WORK REQUIRED - Write out each line exactly as given. Leave the pictures out of your copy.

SOURCE EXCERPT -

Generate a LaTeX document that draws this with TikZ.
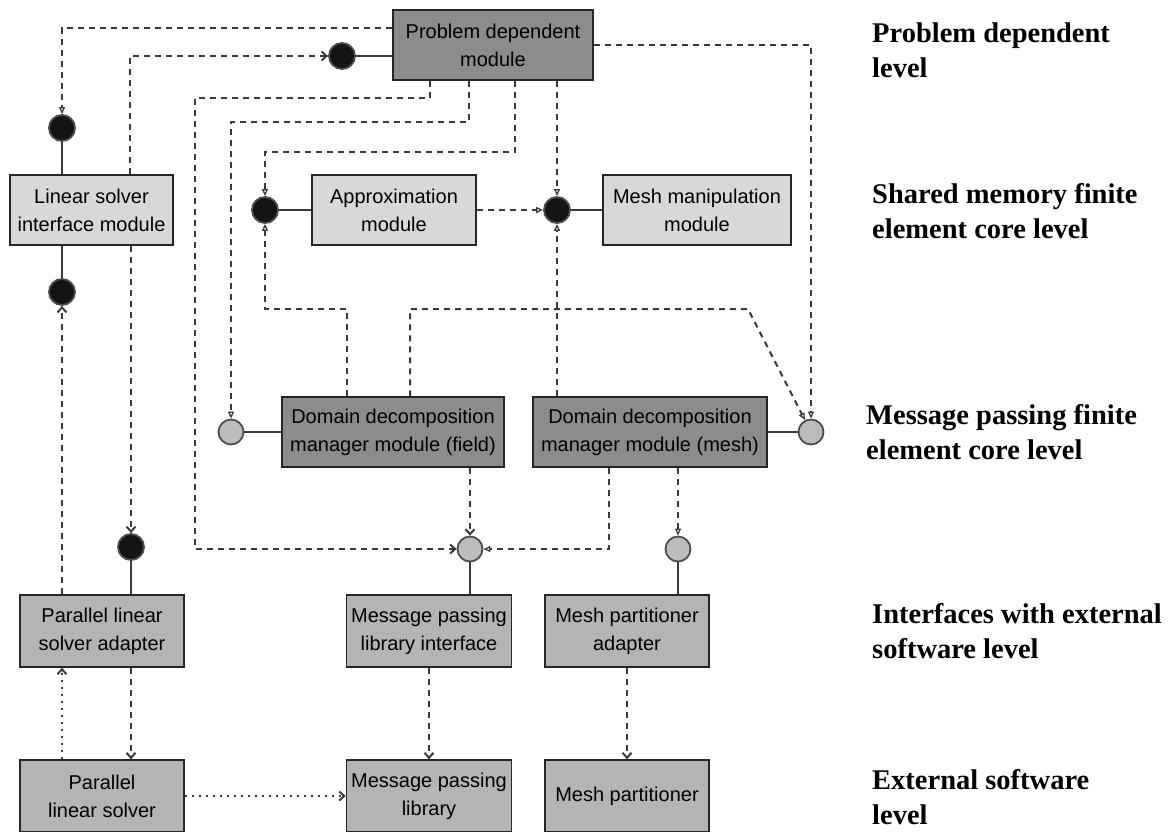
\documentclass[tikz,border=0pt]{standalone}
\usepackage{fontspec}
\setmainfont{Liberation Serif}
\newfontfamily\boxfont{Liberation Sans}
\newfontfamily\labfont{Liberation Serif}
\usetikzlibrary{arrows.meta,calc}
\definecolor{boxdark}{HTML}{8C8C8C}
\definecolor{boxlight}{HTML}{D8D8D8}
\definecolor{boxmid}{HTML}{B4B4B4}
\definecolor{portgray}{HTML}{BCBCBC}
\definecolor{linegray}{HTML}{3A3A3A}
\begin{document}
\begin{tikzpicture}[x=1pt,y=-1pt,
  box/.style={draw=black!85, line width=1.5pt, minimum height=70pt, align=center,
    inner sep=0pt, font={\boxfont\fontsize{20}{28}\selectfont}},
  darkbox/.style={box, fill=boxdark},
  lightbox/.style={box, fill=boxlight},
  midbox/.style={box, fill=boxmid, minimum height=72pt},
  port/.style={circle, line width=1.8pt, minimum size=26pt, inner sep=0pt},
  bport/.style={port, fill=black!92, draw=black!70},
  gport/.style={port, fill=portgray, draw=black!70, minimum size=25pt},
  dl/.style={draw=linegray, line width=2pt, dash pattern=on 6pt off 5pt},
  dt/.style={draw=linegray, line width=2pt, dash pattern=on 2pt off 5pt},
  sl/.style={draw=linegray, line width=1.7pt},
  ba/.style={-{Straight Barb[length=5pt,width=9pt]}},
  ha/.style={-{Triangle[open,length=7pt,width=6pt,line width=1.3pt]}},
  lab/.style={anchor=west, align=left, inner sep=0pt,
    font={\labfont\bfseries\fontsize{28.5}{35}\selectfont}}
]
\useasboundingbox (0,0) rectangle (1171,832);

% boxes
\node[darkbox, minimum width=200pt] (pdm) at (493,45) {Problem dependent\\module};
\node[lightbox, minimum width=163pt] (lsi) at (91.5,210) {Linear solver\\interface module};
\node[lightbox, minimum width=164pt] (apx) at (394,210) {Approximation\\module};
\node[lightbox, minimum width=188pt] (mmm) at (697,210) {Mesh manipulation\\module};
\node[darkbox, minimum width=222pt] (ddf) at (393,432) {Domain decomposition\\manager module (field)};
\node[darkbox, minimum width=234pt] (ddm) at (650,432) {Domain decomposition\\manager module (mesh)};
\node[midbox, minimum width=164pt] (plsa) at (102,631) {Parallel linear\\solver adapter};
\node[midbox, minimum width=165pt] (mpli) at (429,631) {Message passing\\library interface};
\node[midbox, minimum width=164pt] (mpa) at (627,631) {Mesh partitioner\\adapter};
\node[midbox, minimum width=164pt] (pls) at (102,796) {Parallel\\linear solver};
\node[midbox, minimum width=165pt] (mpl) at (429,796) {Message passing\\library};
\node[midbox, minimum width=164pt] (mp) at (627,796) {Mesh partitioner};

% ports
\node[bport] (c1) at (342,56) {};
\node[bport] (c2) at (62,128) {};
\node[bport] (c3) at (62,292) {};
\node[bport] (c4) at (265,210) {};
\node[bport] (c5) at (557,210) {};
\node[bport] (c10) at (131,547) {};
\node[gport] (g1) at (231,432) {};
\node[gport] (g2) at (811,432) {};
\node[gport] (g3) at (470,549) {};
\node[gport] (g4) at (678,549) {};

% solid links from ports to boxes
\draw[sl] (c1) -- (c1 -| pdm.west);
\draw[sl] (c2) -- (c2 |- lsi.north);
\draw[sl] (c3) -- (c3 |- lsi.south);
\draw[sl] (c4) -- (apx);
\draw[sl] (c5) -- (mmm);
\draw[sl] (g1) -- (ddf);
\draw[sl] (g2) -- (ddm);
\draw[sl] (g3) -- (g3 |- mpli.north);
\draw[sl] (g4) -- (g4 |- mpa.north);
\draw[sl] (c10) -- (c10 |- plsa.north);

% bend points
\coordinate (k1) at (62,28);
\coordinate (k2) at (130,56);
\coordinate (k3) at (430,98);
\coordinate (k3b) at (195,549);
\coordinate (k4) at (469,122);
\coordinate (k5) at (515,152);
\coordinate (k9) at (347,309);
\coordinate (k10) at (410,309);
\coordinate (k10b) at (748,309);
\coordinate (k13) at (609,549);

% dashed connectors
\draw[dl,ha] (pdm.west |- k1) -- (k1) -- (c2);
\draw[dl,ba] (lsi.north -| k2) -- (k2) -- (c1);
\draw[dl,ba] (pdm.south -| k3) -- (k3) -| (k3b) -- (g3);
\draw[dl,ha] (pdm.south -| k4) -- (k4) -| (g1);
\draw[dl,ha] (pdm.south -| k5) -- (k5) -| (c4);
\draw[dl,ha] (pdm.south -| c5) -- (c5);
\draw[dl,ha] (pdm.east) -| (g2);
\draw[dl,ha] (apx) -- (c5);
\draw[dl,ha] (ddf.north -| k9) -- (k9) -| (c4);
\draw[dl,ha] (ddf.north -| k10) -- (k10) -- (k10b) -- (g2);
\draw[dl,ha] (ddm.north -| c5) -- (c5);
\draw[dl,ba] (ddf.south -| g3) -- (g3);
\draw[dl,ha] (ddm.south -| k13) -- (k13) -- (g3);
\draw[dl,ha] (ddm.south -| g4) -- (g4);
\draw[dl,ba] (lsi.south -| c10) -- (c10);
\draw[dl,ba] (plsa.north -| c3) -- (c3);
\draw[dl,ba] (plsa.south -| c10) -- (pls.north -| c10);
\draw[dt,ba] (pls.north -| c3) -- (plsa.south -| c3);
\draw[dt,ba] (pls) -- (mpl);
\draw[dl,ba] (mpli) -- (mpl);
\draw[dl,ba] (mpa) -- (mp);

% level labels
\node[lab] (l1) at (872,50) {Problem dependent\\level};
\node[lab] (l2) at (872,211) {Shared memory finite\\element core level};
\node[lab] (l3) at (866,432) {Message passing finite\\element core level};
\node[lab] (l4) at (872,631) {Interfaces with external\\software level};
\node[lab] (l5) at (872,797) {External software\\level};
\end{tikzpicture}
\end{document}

WRITTEN SOLUTION -
Generate a LaTeX document that draws this with TikZ.
\documentclass[tikz,border=0pt]{standalone}
\usepackage{fontspec}
\setmainfont{Liberation Serif}
\newfontfamily\boxfont{Liberation Sans}
\newfontfamily\labfont{Liberation Serif}
\usetikzlibrary{arrows.meta,calc}
\definecolor{boxdark}{HTML}{8C8C8C}
\definecolor{boxlight}{HTML}{D8D8D8}
\definecolor{boxmid}{HTML}{B4B4B4}
\definecolor{portgray}{HTML}{BCBCBC}
\definecolor{linegray}{HTML}{3A3A3A}
\begin{document}
\begin{tikzpicture}[x=1pt,y=-1pt,
  box/.style={draw=black!85, line width=1.5pt, minimum height=70pt, align=center,
    inner sep=0pt, font={\boxfont\fontsize{20}{28}\selectfont}},
  darkbox/.style={box, fill=boxdark},
  lightbox/.style={box, fill=boxlight},
  midbox/.style={box, fill=boxmid, minimum height=72pt},
  port/.style={circle, line width=1.8pt, minimum size=26pt, inner sep=0pt},
  bport/.style={port, fill=black!92, draw=black!70},
  gport/.style={port, fill=portgray, draw=black!70, minimum size=25pt},
  dl/.style={draw=linegray, line width=2pt, dash pattern=on 6pt off 5pt},
  dt/.style={draw=linegray, line width=2pt, dash pattern=on 2pt off 5pt},
  sl/.style={draw=linegray, line width=1.7pt},
  ba/.style={-{Straight Barb[length=5pt,width=9pt]}},
  ha/.style={-{Triangle[open,length=7pt,width=6pt,line width=1.3pt]}},
  lab/.style={anchor=west, align=left, inner sep=0pt,
    font={\labfont\bfseries\fontsize{28.5}{35}\selectfont}}
]
\useasboundingbox (0,0) rectangle (1171,832);

% boxes
\node[darkbox, minimum width=200pt] (pdm) at (493,45) {Problem dependent\\module};
\node[lightbox, minimum width=163pt] (lsi) at (91.5,210) {Linear solver\\interface module};
\node[lightbox, minimum width=164pt] (apx) at (394,210) {Approximation\\module};
\node[lightbox, minimum width=188pt] (mmm) at (697,210) {Mesh manipulation\\module};
\node[darkbox, minimum width=222pt] (ddf) at (393,432) {Domain decomposition\\manager module (field)};
\node[darkbox, minimum width=234pt] (ddm) at (650,432) {Domain decomposition\\manager module (mesh)};
\node[midbox, minimum width=164pt] (plsa) at (102,631) {Parallel linear\\solver adapter};
\node[midbox, minimum width=165pt] (mpli) at (429,631) {Message passing\\library interface};
\node[midbox, minimum width=164pt] (mpa) at (627,631) {Mesh partitioner\\adapter};
\node[midbox, minimum width=164pt] (pls) at (102,796) {Parallel\\linear solver};
\node[midbox, minimum width=165pt] (mpl) at (429,796) {Message passing\\library};
\node[midbox, minimum width=164pt] (mp) at (627,796) {Mesh partitioner};

% ports
\node[bport] (c1) at (342,56) {};
\node[bport] (c2) at (62,128) {};
\node[bport] (c3) at (62,292) {};
\node[bport] (c4) at (265,210) {};
\node[bport] (c5) at (557,210) {};
\node[bport] (c10) at (131,547) {};
\node[gport] (g1) at (231,432) {};
\node[gport] (g2) at (811,432) {};
\node[gport] (g3) at (470,549) {};
\node[gport] (g4) at (678,549) {};

% solid links from ports to boxes
\draw[sl] (c1) -- (c1 -| pdm.west);
\draw[sl] (c2) -- (c2 |- lsi.north);
\draw[sl] (c3) -- (c3 |- lsi.south);
\draw[sl] (c4) -- (apx);
\draw[sl] (c5) -- (mmm);
\draw[sl] (g1) -- (ddf);
\draw[sl] (g2) -- (ddm);
\draw[sl] (g3) -- (g3 |- mpli.north);
\draw[sl] (g4) -- (g4 |- mpa.north);
\draw[sl] (c10) -- (c10 |- plsa.north);

% bend points
\coordinate (k1) at (62,28);
\coordinate (k2) at (130,56);
\coordinate (k3) at (430,98);
\coordinate (k3b) at (195,549);
\coordinate (k4) at (469,122);
\coordinate (k5) at (515,152);
\coordinate (k9) at (347,309);
\coordinate (k10) at (410,309);
\coordinate (k10b) at (748,309);
\coordinate (k13) at (609,549);

% dashed connectors
\draw[dl,ha] (pdm.west |- k1) -- (k1) -- (c2);
\draw[dl,ba] (lsi.north -| k2) -- (k2) -- (c1);
\draw[dl,ba] (pdm.south -| k3) -- (k3) -| (k3b) -- (g3);
\draw[dl,ha] (pdm.south -| k4) -- (k4) -| (g1);
\draw[dl,ha] (pdm.south -| k5) -- (k5) -| (c4);
\draw[dl,ha] (pdm.south -| c5) -- (c5);
\draw[dl,ha] (pdm.east) -| (g2);
\draw[dl,ha] (apx) -- (c5);
\draw[dl,ha] (ddf.north -| k9) -- (k9) -| (c4);
\draw[dl,ha] (ddf.north -| k10) -- (k10) -- (k10b) -- (g2);
\draw[dl,ha] (ddm.north -| c5) -- (c5);
\draw[dl,ba] (ddf.south -| g3) -- (g3);
\draw[dl,ha] (ddm.south -| k13) -- (k13) -- (g3);
\draw[dl,ha] (ddm.south -| g4) -- (g4);
\draw[dl,ba] (lsi.south -| c10) -- (c10);
\draw[dl,ba] (plsa.north -| c3) -- (c3);
\draw[dl,ba] (plsa.south -| c10) -- (pls.north -| c10);
\draw[dt,ba] (pls.north -| c3) -- (plsa.south -| c3);
\draw[dt,ba] (pls) -- (mpl);
\draw[dl,ba] (mpli) -- (mpl);
\draw[dl,ba] (mpa) -- (mp);

% level labels
\node[lab] (l1) at (872,50) {Problem dependent\\level};
\node[lab] (l2) at (872,211) {Shared memory finite\\element core level};
\node[lab] (l3) at (866,432) {Message passing finite\\element core level};
\node[lab] (l4) at (872,631) {Interfaces with external\\software level};
\node[lab] (l5) at (872,797) {External software\\level};
\end{tikzpicture}
\end{document}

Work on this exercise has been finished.